* Exercise requirements
Starting at the line that contains "Reproduce this chart with matplotlib." and stopping at the line that contains "plt.rcParams['font.size'] = 17", transcribe every line of the material below exactly; pictures stay out.

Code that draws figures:
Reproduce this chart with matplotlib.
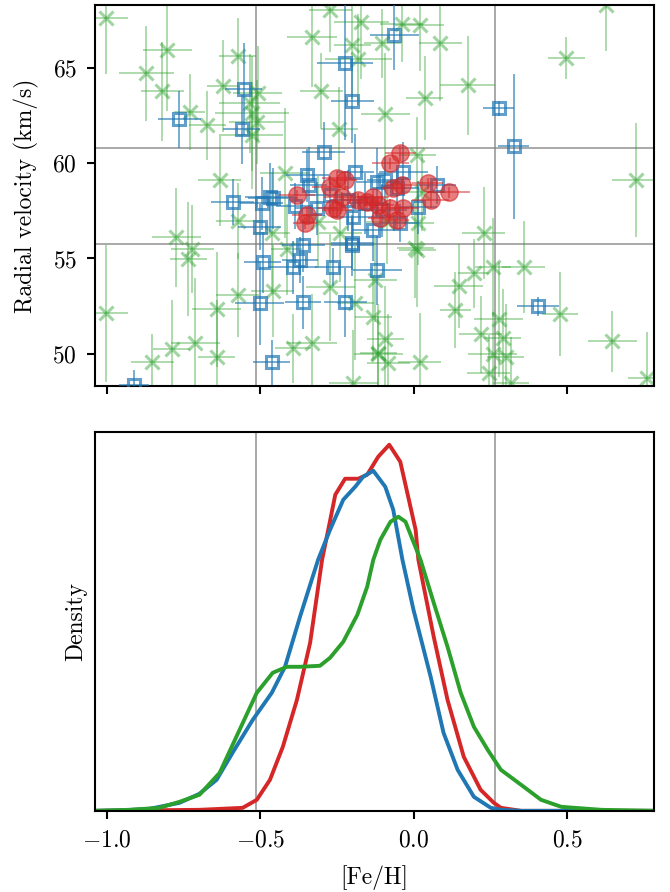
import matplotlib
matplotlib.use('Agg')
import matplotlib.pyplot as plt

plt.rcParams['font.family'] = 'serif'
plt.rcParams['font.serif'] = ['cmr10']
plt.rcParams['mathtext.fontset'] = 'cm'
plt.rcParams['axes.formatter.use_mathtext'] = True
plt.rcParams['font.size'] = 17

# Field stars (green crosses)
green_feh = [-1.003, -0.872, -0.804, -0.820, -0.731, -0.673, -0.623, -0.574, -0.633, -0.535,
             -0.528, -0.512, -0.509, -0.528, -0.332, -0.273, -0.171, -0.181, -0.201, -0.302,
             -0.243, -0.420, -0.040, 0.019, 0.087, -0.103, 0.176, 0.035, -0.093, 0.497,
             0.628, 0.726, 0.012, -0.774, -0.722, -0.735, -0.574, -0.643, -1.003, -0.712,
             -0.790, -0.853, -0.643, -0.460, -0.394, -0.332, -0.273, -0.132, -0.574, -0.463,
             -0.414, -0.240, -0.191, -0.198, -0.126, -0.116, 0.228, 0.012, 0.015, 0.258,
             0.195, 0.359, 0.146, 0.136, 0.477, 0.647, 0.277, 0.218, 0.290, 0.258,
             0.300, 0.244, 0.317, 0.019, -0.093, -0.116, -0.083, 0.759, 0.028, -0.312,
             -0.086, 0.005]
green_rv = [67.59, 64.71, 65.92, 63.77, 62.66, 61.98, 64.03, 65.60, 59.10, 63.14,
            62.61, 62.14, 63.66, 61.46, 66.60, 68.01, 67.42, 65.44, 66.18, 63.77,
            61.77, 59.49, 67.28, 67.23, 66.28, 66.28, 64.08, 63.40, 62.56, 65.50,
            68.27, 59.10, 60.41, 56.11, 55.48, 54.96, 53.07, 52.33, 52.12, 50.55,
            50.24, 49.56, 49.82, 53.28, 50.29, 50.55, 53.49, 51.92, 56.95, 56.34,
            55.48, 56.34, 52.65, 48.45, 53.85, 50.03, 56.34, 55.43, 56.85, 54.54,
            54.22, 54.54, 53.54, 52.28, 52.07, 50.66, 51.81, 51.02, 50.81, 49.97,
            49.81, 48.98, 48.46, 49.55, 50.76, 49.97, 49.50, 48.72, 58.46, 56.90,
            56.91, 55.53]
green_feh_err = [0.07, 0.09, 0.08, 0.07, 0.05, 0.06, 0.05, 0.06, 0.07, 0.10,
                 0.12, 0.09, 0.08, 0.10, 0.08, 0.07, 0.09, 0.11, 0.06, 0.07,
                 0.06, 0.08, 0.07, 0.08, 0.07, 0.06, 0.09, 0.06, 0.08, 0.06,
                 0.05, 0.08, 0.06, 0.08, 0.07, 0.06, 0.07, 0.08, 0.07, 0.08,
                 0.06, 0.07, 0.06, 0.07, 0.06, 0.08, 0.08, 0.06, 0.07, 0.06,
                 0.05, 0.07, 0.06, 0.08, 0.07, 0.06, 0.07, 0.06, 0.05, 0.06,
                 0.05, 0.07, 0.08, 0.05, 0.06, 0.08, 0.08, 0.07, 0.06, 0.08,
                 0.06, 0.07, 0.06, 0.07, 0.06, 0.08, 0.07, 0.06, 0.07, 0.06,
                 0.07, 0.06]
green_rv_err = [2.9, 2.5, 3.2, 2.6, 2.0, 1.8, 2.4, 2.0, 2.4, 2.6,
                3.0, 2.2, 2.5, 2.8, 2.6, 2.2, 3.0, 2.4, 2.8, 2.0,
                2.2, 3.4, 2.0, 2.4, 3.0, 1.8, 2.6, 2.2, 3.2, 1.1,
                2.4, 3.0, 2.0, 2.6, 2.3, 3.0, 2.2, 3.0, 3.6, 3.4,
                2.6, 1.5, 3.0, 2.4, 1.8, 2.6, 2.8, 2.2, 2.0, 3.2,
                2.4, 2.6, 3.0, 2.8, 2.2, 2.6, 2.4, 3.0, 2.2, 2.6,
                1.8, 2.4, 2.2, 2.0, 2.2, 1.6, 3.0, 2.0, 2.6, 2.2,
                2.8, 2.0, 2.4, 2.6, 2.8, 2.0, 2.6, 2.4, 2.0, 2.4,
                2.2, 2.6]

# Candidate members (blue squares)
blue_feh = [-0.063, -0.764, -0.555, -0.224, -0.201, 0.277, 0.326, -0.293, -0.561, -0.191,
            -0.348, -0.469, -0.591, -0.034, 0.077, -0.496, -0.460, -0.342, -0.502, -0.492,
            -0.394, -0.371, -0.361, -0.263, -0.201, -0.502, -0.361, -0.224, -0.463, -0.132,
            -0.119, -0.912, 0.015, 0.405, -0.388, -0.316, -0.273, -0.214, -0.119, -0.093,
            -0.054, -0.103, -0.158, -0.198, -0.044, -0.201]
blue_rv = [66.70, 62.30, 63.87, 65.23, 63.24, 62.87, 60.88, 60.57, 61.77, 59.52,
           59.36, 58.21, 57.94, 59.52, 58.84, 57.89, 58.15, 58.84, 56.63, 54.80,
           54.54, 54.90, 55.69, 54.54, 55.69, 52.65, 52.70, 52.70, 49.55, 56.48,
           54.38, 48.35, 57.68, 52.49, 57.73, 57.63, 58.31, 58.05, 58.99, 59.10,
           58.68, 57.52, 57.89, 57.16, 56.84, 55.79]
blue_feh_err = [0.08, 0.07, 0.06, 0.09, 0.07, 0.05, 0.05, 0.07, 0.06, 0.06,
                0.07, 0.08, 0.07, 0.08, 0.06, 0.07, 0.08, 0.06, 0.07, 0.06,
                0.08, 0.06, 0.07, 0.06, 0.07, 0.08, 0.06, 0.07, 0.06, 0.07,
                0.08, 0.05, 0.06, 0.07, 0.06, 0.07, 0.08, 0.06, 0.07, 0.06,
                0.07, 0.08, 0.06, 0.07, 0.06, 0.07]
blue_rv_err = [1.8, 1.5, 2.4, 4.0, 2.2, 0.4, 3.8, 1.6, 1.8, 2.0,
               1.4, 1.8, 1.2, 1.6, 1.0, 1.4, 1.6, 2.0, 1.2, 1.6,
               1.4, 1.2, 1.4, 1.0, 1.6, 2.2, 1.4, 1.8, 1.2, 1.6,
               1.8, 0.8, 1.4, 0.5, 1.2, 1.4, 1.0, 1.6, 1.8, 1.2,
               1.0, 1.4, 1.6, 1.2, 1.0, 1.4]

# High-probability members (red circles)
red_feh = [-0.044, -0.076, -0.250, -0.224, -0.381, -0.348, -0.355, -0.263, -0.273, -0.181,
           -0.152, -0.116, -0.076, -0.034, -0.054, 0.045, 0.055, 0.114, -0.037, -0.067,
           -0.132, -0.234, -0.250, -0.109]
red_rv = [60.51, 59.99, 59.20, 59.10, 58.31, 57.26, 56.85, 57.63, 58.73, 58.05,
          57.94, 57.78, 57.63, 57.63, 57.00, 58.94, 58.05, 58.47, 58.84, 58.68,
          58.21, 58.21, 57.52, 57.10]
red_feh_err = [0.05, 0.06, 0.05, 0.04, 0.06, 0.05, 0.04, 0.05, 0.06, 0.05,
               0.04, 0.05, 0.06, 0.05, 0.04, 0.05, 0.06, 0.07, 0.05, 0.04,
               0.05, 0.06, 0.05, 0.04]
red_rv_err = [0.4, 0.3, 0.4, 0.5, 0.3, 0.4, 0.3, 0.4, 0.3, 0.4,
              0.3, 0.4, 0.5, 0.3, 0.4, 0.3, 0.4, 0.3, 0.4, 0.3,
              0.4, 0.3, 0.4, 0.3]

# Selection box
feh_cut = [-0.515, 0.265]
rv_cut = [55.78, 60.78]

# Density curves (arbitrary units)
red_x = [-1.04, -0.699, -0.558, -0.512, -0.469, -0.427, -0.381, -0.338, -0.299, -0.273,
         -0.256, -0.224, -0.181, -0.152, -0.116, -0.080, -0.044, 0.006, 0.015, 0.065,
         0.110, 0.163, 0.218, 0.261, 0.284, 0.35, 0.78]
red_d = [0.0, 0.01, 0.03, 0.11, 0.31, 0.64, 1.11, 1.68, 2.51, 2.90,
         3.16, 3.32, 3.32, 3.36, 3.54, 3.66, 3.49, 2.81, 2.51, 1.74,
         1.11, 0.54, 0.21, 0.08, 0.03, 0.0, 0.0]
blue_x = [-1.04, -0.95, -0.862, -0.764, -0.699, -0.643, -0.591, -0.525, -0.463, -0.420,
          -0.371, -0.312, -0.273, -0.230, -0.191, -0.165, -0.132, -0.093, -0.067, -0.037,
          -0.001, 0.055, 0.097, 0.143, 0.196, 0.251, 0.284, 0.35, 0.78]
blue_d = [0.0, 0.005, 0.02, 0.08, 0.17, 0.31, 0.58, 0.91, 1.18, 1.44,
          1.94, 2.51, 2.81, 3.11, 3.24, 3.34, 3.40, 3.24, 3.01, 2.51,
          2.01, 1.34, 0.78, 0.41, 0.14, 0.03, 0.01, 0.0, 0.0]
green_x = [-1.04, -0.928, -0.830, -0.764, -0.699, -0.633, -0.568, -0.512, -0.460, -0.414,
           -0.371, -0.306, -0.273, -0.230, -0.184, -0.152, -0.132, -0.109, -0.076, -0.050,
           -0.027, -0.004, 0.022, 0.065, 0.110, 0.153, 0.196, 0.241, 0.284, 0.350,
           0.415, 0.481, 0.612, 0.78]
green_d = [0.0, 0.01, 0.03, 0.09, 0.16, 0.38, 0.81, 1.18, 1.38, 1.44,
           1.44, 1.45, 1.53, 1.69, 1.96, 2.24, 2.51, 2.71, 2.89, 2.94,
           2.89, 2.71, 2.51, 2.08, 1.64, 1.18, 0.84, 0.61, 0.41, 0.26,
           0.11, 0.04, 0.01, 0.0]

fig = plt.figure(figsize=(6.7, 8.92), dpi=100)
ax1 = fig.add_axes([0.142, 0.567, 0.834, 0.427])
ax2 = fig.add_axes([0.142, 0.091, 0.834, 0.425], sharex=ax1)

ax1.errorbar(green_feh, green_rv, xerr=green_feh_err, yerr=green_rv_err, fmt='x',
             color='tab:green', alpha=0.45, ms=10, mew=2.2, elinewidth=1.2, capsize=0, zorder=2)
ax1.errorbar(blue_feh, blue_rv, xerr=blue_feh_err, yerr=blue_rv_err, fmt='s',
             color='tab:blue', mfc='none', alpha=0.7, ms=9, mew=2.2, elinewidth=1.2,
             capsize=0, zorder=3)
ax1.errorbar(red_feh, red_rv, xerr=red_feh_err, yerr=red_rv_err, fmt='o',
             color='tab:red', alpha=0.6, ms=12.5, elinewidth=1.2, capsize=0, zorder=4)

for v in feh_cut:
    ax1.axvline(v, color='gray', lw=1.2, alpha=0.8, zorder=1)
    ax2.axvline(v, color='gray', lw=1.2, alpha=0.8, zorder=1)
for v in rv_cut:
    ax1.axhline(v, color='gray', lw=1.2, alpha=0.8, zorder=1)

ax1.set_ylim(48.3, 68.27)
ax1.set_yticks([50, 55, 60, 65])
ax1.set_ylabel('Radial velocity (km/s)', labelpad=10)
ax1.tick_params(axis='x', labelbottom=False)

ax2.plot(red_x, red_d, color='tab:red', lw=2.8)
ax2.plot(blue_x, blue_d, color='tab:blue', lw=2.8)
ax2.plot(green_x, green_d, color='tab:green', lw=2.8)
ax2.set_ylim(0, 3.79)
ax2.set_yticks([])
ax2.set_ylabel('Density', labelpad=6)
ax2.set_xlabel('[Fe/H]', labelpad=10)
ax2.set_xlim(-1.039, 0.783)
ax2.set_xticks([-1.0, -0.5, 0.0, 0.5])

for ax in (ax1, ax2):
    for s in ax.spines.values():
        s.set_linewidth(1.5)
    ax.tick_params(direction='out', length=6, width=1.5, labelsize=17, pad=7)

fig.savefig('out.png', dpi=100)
...
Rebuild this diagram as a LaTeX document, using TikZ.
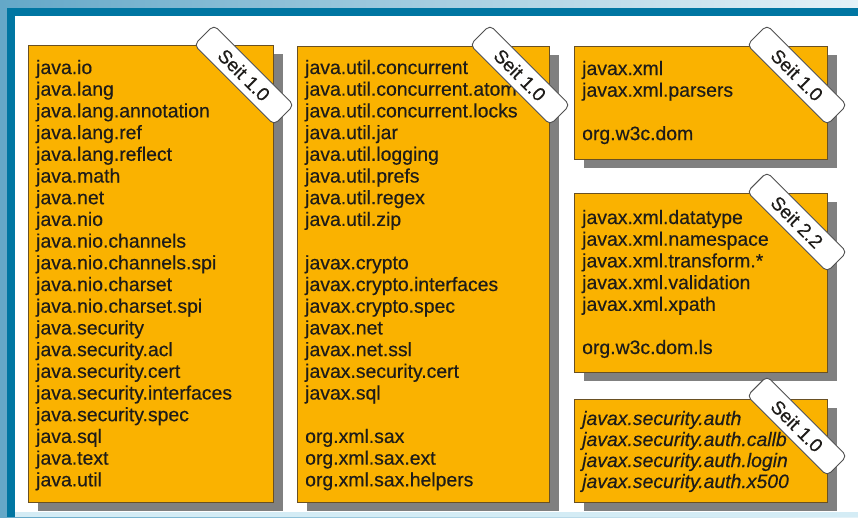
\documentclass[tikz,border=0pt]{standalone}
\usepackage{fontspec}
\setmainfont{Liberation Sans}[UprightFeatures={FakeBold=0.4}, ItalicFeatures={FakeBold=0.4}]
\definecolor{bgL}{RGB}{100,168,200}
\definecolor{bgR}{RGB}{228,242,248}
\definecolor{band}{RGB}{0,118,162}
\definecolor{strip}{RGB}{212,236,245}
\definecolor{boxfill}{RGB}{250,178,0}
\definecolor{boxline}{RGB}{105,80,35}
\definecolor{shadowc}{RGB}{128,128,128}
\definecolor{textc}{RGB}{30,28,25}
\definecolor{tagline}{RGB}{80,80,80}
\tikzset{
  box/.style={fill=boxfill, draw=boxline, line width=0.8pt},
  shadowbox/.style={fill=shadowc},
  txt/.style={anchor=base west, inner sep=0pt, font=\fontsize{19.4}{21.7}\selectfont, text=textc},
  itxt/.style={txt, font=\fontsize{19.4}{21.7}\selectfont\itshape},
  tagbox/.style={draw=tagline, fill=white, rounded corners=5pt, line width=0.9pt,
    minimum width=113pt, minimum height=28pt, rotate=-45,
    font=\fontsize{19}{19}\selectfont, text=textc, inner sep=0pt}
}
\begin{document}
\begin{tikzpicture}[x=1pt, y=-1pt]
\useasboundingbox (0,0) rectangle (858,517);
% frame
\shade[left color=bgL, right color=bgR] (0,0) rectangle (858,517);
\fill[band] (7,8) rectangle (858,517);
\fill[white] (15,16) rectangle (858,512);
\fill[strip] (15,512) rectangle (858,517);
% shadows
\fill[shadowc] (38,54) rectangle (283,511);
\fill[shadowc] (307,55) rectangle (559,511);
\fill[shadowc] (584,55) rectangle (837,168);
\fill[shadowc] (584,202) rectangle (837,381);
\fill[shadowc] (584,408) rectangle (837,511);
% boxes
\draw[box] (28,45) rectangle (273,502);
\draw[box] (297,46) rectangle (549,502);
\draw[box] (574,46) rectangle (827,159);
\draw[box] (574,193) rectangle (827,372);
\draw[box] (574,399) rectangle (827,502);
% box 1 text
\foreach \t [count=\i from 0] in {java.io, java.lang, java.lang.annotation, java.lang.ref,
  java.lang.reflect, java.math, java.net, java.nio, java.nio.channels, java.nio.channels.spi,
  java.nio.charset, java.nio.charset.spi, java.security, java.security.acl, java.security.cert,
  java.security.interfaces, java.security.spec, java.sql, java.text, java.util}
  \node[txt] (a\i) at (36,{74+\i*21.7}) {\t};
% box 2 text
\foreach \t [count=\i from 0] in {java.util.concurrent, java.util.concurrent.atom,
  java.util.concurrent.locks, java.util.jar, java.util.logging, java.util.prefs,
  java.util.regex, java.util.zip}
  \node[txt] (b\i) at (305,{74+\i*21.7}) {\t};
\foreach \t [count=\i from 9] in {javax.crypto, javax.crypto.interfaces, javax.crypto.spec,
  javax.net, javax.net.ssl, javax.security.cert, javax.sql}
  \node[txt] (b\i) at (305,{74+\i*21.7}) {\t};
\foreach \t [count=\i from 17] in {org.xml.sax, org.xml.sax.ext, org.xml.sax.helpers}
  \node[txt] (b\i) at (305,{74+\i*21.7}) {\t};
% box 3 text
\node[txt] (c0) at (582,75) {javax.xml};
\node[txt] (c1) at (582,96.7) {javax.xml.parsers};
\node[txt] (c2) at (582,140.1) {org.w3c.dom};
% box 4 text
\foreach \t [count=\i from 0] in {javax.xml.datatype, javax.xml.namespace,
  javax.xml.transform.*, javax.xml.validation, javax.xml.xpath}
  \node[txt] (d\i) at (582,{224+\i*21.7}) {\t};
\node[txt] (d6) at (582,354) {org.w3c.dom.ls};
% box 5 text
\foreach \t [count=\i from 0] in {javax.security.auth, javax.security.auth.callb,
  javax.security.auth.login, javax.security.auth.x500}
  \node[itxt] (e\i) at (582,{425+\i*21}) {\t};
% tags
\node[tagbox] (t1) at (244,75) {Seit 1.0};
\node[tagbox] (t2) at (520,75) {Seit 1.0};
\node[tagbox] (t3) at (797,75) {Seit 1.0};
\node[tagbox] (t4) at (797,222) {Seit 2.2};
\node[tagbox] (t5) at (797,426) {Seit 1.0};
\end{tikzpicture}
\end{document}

* Exercise response
Reproduce this chart with matplotlib.
import matplotlib
matplotlib.use('Agg')
import matplotlib.pyplot as plt

plt.rcParams['font.family'] = 'serif'
plt.rcParams['font.serif'] = ['cmr10']
plt.rcParams['mathtext.fontset'] = 'cm'
plt.rcParams['axes.formatter.use_mathtext'] = True
plt.rcParams['font.size'] = 17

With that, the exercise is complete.